Today is Good Friday.  At noon today about 150 folks will gather in our sanctuary to face the ugliness of the execution of God’s beloved child.  When we hear the story of the crucifixion our beautiful gold cross will be shrouded in black cloth. The service will end in a pain-filled silence.

Most of us, me included, want to skip right over all of the unpleasant scenes of death and dying while getting ready for the trumpets of Easter. We would just as soon avoid all of the pain and the problems that are so evident and get right on to the party.  I mean, really, who wants to face a dying Jesus?

Before you try to answer that question, I must let you in on a theological truth that too many treat like a secret: A Jesus who never dies, an antiseptic Jesus who never experiences pain, will never bring us to the deep joy that God intends for every one of God’s children.

Have you seen Mel Gibson’s film, The Passion of the Christ?  When I went to see it I took my Moleskin notebook to make notes about it. I found many theological and artistic flaws in the movie. 

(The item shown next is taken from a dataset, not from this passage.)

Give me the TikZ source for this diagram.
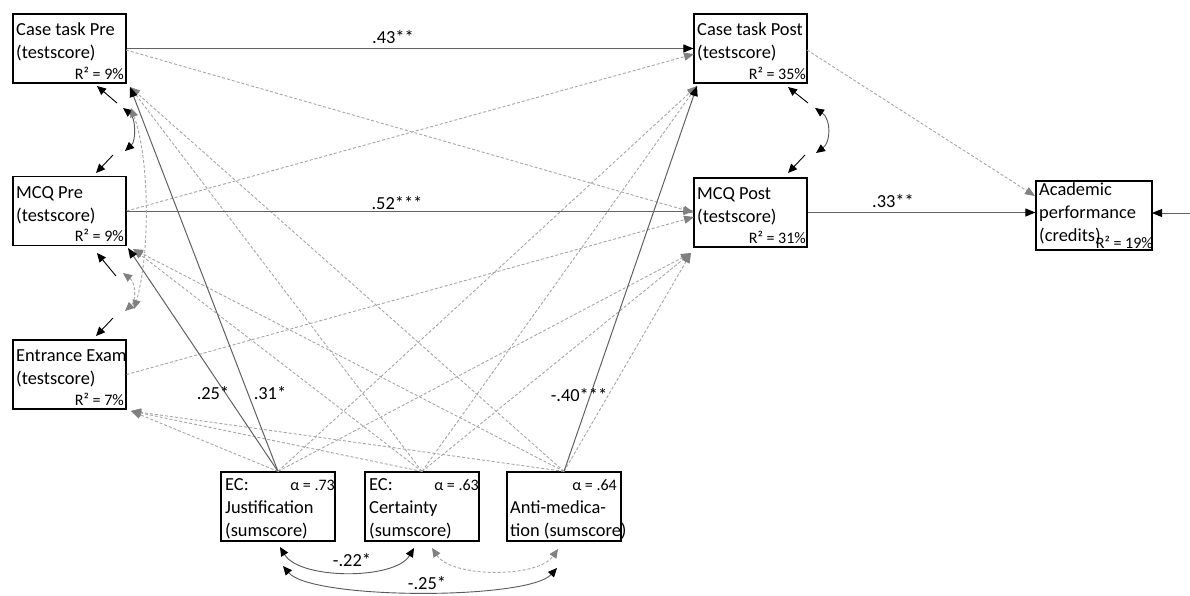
\documentclass[tikz,border=0pt]{standalone}
\usepackage{fontspec}
\setmainfont{Carlito}
\usetikzlibrary{arrows.meta}
\tikzset{
  box/.style={draw=black, line width=1.2pt, inner sep=0pt, minimum width=113pt, minimum height=69pt},
  bt/.style={font=\fontsize{18.4}{23}\selectfont, inner sep=0pt, text=black},
  st/.style={font=\fontsize{16}{19}\selectfont, inner sep=0pt, text=black},
  sig/.style={draw=black!62, line width=1pt, -{Triangle[length=10pt,width=8pt,color=black]}},
  siggray/.style={draw=black!62, line width=1pt, -{Triangle[length=10pt,width=8pt,color=black!50]}},
  ns/.style={draw=black!35, line width=0.9pt, dash pattern=on 3pt off 2pt, -{Triangle[length=10pt,width=8pt,color=black!50]}},
  res/.style={draw=black, line width=0.9pt, -{Triangle[length=9pt,width=8pt,color=black]}},
  cov/.style={draw=black!65, line width=0.9pt, {Triangle[length=9pt,width=8pt,color=black]}-{Triangle[length=9pt,width=8pt,color=black]}},
  ncov/.style={draw=black!35, line width=0.9pt, dash pattern=on 3pt off 2pt, {Triangle[length=9pt,width=8pt,color=black!50]}-{Triangle[length=9pt,width=8pt,color=black!50]}}
}
\begin{document}
\begin{tikzpicture}[x=1pt,y=-1pt]
\useasboundingbox (0,0) rectangle (1190,595);
\fill[white] (0,0) rectangle (1190,595);

% boxes
\node[box] (ctpre) at (69.5,48.5) {};
\node[box] (mcqpre) at (69.5,211) {};
\node[box] (ee) at (69.5,374.5) {};
\node[box] (ctpost) at (750.5,48.5) {};
\node[box] (mcqpost) at (750.5,212.5) {};
\node[box, minimum width=116pt] (acad) at (1094,215.5) {};
\node[box, minimum width=114pt] (jus) at (278,506.5) {};
\node[box, minimum width=114pt] (cer) at (422,506.5) {};
\node[box, minimum width=114pt] (anti) at (564,506.5) {};

% box texts
\node[bt, anchor=base west] (ctpre1) at (16,35) {Case task Pre};
\node[bt, anchor=base west] (ctpre2) at (16,58) {(testscore)};
\node[st, anchor=base east] (ctpre3) at (124,79) {R² = 9\%};
\node[bt, anchor=base west] (mcqpre1) at (16,198) {MCQ Pre};
\node[bt, anchor=base west] (mcqpre2) at (16,221) {(testscore)};
\node[st, anchor=base east] (mcqpre3) at (124,241) {R² = 9\%};
\node[bt, anchor=base west] (ee1) at (16,361) {Entrance Exam};
\node[bt, anchor=base west] (ee2) at (16,384) {(testscore)};
\node[st, anchor=base east] (ee3) at (124,405) {R² = 7\%};
\node[bt, anchor=base west] (ctpost1) at (697,35) {Case task Post};
\node[bt, anchor=base west] (ctpost2) at (697,58) {(testscore)};
\node[st, anchor=base east] (ctpost3) at (806,79) {R² = 35\%};
\node[bt, anchor=base west] (mcqpost1) at (697,199) {MCQ Post};
\node[bt, anchor=base west] (mcqpost2) at (697,222) {(testscore)};
\node[st, anchor=base east] (mcqpost3) at (806,243) {R² = 31\%};
\node[bt, anchor=base west] (acad1) at (1039,195) {Academic};
\node[bt, anchor=base west] (acad2) at (1039,218) {performance};
\node[bt, anchor=base west] (acad3) at (1039,241) {(credits)};
\node[st, anchor=base east] (acad4) at (1153,248) {R² = 19\%};
\node[bt, anchor=base west] (jus1) at (225,490) {EC:};
\node[st, anchor=base east] (jus2) at (335,490) {α = .73};
\node[bt, anchor=base west] (jus3) at (225,513) {Justification};
\node[bt, anchor=base west] (jus4) at (225,536) {(sumscore)};
\node[bt, anchor=base west] (cer1) at (369,490) {EC:};
\node[st, anchor=base east] (cer2) at (479,490) {α = .63};
\node[bt, anchor=base west] (cer3) at (369,513) {Certainty};
\node[bt, anchor=base west] (cer4) at (369,536) {(sumscore)};
\node[st, anchor=base east] (anti1) at (617,490) {α = .64};
\node[bt, anchor=base west] (anti2) at (510,513) {Anti-medica-};
\node[bt, anchor=base west] (anti3) at (510,536) {tion (sumscore)};

% target points
\coordinate (tCTpre) at (130,87);
\coordinate (tMCQpre) at (133,249);
\coordinate (sMCQpre) at (128,248);
\coordinate (tEE) at (131,411);
\coordinate (tCTpost) at (697,86);
\coordinate (tMCQpost) at (691,253);
\coordinate (tMCQpostL) at (694,217);
\coordinate (tCTpostL) at (694,54);
\coordinate (tAcad) at (1035,196);
\coordinate (sCTpost) at (807,50);
\coordinate (sCTpre) at (126,50);
\coordinate (rEdge) at (1190,213);
\coordinate (tAcadR) at (1152,213);

% non-significant paths
\draw[ns] (sCTpre) -- (mcqpost.west);
\draw[ns] (mcqpre.east) -- (tCTpostL);
\draw[ns] (ee.east) -- (tMCQpostL);
\draw[ns] (sCTpost) -- (tAcad);
\draw[ns] (jus.north) -- (tEE);
\draw[ns] (jus.north) -- (tCTpost);
\draw[ns] (jus.north) -- (tMCQpost);
\draw[ns] (cer.north) -- (tCTpre);
\draw[ns] (cer.north) -- (tMCQpre);
\draw[ns] (cer.north) -- (tEE);
\draw[ns] (cer.north) -- (tCTpost);
\draw[ns] (cer.north) -- (tMCQpost);
\draw[ns] (anti.north) -- (tCTpre);
\draw[ns] (anti.north) -- (tMCQpre);
\draw[ns] (anti.north) -- (tEE);
\draw[ns] (anti.north) -- (tMCQpost);

% significant paths
\draw[sig] (ctpre.east) -- (ctpost.west);
\draw[siggray] (mcqpre.east) -- (mcqpre.east -| mcqpost.west);
\draw[sig] (mcqpost.east) -- (mcqpost.east -| acad.west);
\draw[sig] (rEdge) -- (tAcadR);
\draw[sig] (jus.north) -- (tCTpre);
\draw[sig] (jus.north) -- (sMCQpre);
\draw[sig] (anti.north) -- (tCTpost);

% path labels
\node[bt] (l43) at (393,37) {.43**};
\node[bt] (l52) at (397,203) {.52***};
\node[bt] (l33) at (893,201) {.33**};
\node[bt] (l25) at (213,393) {.25*};
\node[bt] (l31) at (270,393) {.31*};
\node[bt] (l40) at (579,395) {-.40***};

% residuals of pre measures
\coordinate (e1) at (117,103);
\coordinate (e1a) at (97,86);
\coordinate (e2) at (113,155);
\coordinate (e2a) at (96,173);
\coordinate (e3) at (116,276);
\coordinate (e3a) at (97,253);
\coordinate (e4) at (113,318);
\coordinate (e4a) at (96,336);
\draw[res] (e1) -- (e1a);
\draw[res] (e2) -- (e2a);
\draw[res] (e3) -- (e3a);
\draw[res] (e4) -- (e4a);
\coordinate (c1a) at (123,108);
\coordinate (c1b) at (125,151);
\draw[cov] (c1a) .. controls (136,118) and (136,141) .. (c1b);
\coordinate (c2a) at (131,108);
\coordinate (c2b) at (134,309);
\draw[ncov] (c2a) .. controls (150,160) and (150,255) .. (c2b);
\coordinate (c3a) at (123,273);
\coordinate (c3b) at (125,311);
\draw[ncov] (c3a) .. controls (136,283) and (136,301) .. (c3b);

% residuals of post measures
\coordinate (e5) at (808,103);
\coordinate (e5a) at (788,87);
\coordinate (e6) at (805,155);
\coordinate (e6a) at (788,173);
\draw[res] (e5) -- (e5a);
\draw[res] (e6) -- (e6a);
\coordinate (c4a) at (815,108);
\coordinate (c4b) at (816,153);
\draw[cov] (c4a) .. controls (831,119) and (831,142) .. (c4b);

% covariances among EC scales
\coordinate (jc1) at (280,547);
\coordinate (jc2) at (414,548);
\draw[cov] (jc1) .. controls (300,580) and (395,580) .. (jc2);
\coordinate (ca1) at (432,548);
\coordinate (ca2) at (558,549);
\draw[ncov] (ca1) .. controls (452,578) and (538,578) .. (ca2);
\coordinate (ja1) at (283,566);
\coordinate (ja2) at (557,568);
\draw[cov] (ja1) .. controls (312,600) and (528,600) .. (ja2);
\node[bt] (l22) at (352,560) {-.22*};
\node[bt] (l25b) at (427,583) {-.25*};
\end{tikzpicture}
\end{document}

My wife, Julie, watched it a few weeks later. I was curious about her view of the film.  Julie is one of the brightest theologians I have ever met.  Her sense of the Bible and some of the deeper issues around faith are amazing.  Her eyes filled with tears as she described her reaction.  She said, “What would it have been like to be Mary, to see your son, your boy, beaten, whipped, tortured and killed?”

Do you see what she did that I was unwilling until that moment to do?  I wanted to keep it all in my head and my mind.  I wanted to write a term paper, but she followed Jesus.  She stood with Mary at the foot of the cross.  She went with the women to the tomb.  She was willing to face the pain, the blood, the sweat, the tears.

In that moment it dawned on me that only a broken Christ can heal a broken world.  When we get lost in the abstract discussion of who Christ really was or what he really might have said, we lose sight of our faith.

Life is broken.  You may be too young to know that but someday every one of us will know that life breaks all of us.  In God’s world, though, the breaking is the new beginning.  As Ernest Hemingway’s immortal words remind us, “We are strong in the broken places.”